Ally Financial Inc. recorded a turnaround in fortunes in the third quarter of 2014, jumping from a net loss in the same period in 2013. The company logged $356 million (74 cents per share) in net income applicable to common shareholders in the third quarter this year, compared to $109 million (27 cents per share) in losses in the same period last year.
Ally attributed the turnaround to higher demand for loans from car dealerships. Ally was expected to post a net income of 41 cents a share in the third quarter, according to consensus estimates of analyst surveyed by Thomson Reuters I/B/E/S.
Ally saw its commercial auto loan balances -- including the financing of dealers' inventories, real estate and other operations – jump around 11 percent to around $31 billion, or nearly double the growth in consumer auto loan balances in the same period.
It got $11.8 billion in consumer auto loans in the third quarter for a 23-percent surge driven by a record quarter in used-car loans. Ally’s bottom line was boosted by expected lower loan losses. It has allotted 38-percent less budget for future loan defaults at $109 million, despite a rise in the share of borrowers behind on their payments to 2.28-percent.

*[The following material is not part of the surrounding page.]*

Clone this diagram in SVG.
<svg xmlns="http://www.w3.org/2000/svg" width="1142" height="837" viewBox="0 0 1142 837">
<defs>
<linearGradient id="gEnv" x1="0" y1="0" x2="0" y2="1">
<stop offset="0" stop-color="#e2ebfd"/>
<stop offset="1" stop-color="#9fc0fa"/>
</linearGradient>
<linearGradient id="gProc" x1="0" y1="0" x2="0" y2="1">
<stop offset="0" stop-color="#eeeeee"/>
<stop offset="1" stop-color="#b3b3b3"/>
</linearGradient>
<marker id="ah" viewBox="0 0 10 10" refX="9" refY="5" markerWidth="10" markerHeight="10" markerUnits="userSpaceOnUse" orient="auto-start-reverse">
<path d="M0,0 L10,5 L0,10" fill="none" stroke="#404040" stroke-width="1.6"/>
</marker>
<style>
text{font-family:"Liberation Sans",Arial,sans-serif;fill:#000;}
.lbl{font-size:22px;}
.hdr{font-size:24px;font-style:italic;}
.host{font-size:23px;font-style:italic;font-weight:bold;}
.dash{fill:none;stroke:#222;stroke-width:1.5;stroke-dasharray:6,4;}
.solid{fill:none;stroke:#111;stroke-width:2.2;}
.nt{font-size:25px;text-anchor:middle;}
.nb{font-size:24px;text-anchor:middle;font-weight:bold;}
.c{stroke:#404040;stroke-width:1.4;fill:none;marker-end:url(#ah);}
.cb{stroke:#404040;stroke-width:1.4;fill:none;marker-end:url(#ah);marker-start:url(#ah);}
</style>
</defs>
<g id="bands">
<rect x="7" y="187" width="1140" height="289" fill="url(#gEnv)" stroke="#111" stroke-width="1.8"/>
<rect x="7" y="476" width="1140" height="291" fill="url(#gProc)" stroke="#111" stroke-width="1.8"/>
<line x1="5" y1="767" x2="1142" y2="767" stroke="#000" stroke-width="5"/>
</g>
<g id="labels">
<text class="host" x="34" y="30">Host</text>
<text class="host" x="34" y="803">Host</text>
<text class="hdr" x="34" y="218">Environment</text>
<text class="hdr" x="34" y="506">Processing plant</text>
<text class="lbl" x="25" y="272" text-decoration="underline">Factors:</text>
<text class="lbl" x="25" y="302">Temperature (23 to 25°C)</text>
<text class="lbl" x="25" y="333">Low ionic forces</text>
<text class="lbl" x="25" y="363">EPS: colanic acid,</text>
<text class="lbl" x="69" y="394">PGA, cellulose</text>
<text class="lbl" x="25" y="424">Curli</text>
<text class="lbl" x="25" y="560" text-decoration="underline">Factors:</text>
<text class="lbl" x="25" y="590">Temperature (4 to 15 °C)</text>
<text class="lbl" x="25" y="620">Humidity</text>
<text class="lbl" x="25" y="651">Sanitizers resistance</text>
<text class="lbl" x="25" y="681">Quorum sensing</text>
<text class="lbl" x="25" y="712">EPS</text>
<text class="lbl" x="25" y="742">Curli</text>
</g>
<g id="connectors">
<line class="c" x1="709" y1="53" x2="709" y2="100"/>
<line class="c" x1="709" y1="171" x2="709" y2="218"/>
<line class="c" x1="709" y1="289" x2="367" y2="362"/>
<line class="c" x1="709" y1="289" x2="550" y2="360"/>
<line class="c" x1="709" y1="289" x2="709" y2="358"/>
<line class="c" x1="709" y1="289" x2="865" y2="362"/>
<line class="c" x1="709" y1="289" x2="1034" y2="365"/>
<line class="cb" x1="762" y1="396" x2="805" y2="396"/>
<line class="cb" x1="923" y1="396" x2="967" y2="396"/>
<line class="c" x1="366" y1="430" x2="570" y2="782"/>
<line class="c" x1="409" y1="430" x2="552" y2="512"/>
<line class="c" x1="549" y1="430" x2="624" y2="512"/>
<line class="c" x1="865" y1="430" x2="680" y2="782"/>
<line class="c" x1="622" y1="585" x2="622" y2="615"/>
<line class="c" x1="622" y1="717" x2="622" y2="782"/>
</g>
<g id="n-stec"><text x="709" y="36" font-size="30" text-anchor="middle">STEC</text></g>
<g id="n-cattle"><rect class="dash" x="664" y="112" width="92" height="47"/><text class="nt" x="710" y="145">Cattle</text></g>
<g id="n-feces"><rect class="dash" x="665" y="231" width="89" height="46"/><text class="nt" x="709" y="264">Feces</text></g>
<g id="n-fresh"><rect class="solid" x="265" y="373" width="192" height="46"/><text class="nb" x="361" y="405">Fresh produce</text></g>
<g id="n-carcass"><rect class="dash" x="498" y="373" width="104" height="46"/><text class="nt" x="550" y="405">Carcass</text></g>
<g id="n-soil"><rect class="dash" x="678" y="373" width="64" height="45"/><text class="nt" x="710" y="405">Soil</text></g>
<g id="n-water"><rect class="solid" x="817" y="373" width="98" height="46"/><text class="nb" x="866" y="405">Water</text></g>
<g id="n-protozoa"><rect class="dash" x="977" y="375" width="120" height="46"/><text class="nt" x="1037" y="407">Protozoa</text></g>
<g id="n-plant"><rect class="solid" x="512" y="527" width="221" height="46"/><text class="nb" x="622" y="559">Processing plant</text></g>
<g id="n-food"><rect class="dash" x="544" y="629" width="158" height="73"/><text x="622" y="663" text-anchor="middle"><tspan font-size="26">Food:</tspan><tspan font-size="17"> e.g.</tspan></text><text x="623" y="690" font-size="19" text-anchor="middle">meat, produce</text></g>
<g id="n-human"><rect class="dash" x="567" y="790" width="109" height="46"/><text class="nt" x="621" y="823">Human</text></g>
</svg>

Last month, The United States Treasury Department has started a second trading plan, which forms part of its efforts to slash its shareholdings in Ally Financial Inc. The Treasury used to own a 16-percent stake in Ally in August, but the first trading plan has allowed it to cut its stake in Ally to 13.8 percent, or around 66.2 million shares of the company’s common stock.
Charmian Uy, Chief Investment Officer, noted that the further sale of the common stock would continue efforts to slash the investment in Ally and the Troubled Asset Relief Program (TARP). He added that the second trading plan would allow the Treasury to exit from Ally in such way that it “balances speed of exit with maximizing the taxpayer’s return.”

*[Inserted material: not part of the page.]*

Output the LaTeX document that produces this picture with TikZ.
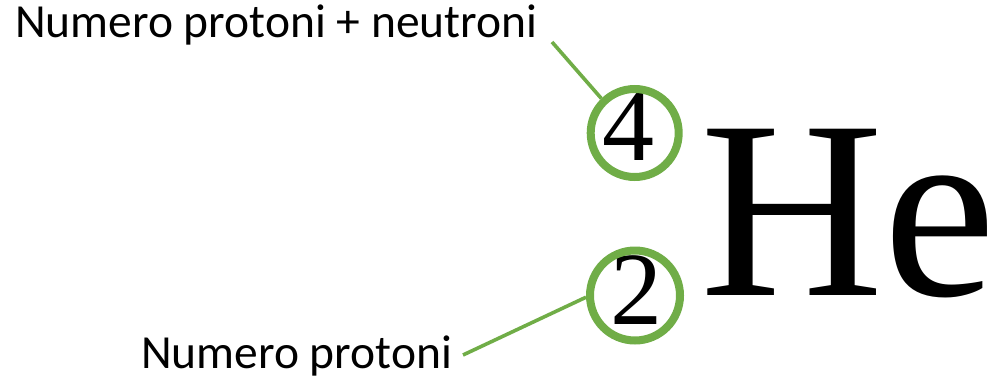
\documentclass[tikz,border=0pt]{standalone}
\usepackage{fontspec}
\setmainfont{Liberation Serif}
\newfontfamily\labelfont{Carlito}
\definecolor{ringgreen}{HTML}{70AD47}
\tikzset{
  x=1pt, y=-1pt,
  caption/.style={font=\labelfont\fontsize{47.5}{52}\selectfont, inner sep=0pt, anchor=base west},
  digit/.style={font=\fontsize{104}{104}\selectfont, inner sep=0pt, anchor=base},
  ring/.style={circle, draw=ringgreen, line width=8pt, minimum size=88pt, inner sep=0pt},
  leader/.style={draw=ringgreen, line width=3.6pt}
}
\begin{document}
\begin{tikzpicture}
\useasboundingbox (0,0) rectangle (999,381);
% element symbol
\node[font=\fontsize{254}{254}\selectfont, inner sep=0pt, anchor=base west] (sym) at (700,295) {He};
% mass number and atomic number
\node[digit] (mass) at (628.5,160) {4};
\node[digit] (atomic) at (636.5,324) {2};
% rings round the numbers
\node[ring] (c4) at (634.7,133) {};
\node[ring, minimum size=90pt] (c2) at (635,295.5) {};
% captions
\node[caption] (tmass) at (15,37) {Numero protoni + neutroni};
\node[caption] (tatomic) at (141,368) {Numero protoni};
% leader lines
\coordinate (p4) at (552,42);
\coordinate (p2) at (463,355);
\draw[leader] (p4) -- (c4.134);
\draw[leader] (p2) -- (c2.182);
\end{tikzpicture}
\end{document}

The Treasury sold around 8.9 million shares in the first trading plan, allowing it to recover about $218.7 million for taxpayers. The Treasury has so far recovered about $18 billion from its Ally investment for taxpayers. This is around $873 million more than its original bailout investment at around $17.2 billion.
Ally was bailed out during the financial crisis through TARP, with the Treasury owning up 74 percent of the company. The Treasury has since been reducing its stake in Ally.